Exercise aim:
Please set down exactly the lines of the listing below from the line containing "Write a Python" through the line containing "from matplotlib.ticker import MultipleLocator", both lines included, leaving out all other lines.

Source material:

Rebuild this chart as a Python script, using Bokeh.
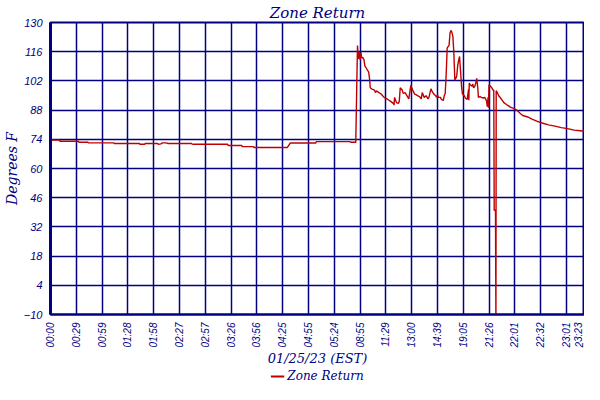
* * *
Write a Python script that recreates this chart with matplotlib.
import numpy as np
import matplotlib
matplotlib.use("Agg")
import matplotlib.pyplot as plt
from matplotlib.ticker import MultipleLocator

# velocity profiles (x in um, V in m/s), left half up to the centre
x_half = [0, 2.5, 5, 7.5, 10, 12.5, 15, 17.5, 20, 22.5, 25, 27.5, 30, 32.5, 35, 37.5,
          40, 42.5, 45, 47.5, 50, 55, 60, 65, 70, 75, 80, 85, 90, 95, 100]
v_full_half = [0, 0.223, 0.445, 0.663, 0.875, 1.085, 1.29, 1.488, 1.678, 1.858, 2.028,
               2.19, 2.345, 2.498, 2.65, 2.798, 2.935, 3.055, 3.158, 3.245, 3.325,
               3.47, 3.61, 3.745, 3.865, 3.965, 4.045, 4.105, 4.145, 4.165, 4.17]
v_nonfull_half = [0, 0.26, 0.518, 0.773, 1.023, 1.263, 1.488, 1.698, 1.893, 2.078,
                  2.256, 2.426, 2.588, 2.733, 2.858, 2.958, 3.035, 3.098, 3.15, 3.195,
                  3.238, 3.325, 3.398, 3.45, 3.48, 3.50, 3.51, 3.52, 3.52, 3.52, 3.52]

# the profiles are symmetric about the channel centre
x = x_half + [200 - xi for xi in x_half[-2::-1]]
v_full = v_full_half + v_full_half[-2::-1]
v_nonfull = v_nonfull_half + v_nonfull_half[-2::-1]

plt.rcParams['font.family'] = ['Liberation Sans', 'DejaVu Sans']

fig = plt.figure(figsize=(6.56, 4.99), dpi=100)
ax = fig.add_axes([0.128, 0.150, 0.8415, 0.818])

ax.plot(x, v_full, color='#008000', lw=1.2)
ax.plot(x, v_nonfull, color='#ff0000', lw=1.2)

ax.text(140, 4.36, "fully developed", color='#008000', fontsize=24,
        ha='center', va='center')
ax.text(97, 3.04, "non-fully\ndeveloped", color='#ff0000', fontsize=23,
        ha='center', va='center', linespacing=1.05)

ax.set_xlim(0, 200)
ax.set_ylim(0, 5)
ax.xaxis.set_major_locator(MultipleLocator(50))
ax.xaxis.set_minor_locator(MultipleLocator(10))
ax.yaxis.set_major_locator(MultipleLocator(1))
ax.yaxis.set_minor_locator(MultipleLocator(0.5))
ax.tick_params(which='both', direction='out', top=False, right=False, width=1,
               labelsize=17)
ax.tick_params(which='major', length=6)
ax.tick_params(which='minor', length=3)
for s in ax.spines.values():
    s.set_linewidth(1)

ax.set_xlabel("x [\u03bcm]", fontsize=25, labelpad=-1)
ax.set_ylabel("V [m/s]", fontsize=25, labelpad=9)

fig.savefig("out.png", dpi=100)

Solution to this task:
Write a Python script that recreates this chart with matplotlib.
import numpy as np
import matplotlib
matplotlib.use("Agg")
import matplotlib.pyplot as plt
from matplotlib.ticker import MultipleLocator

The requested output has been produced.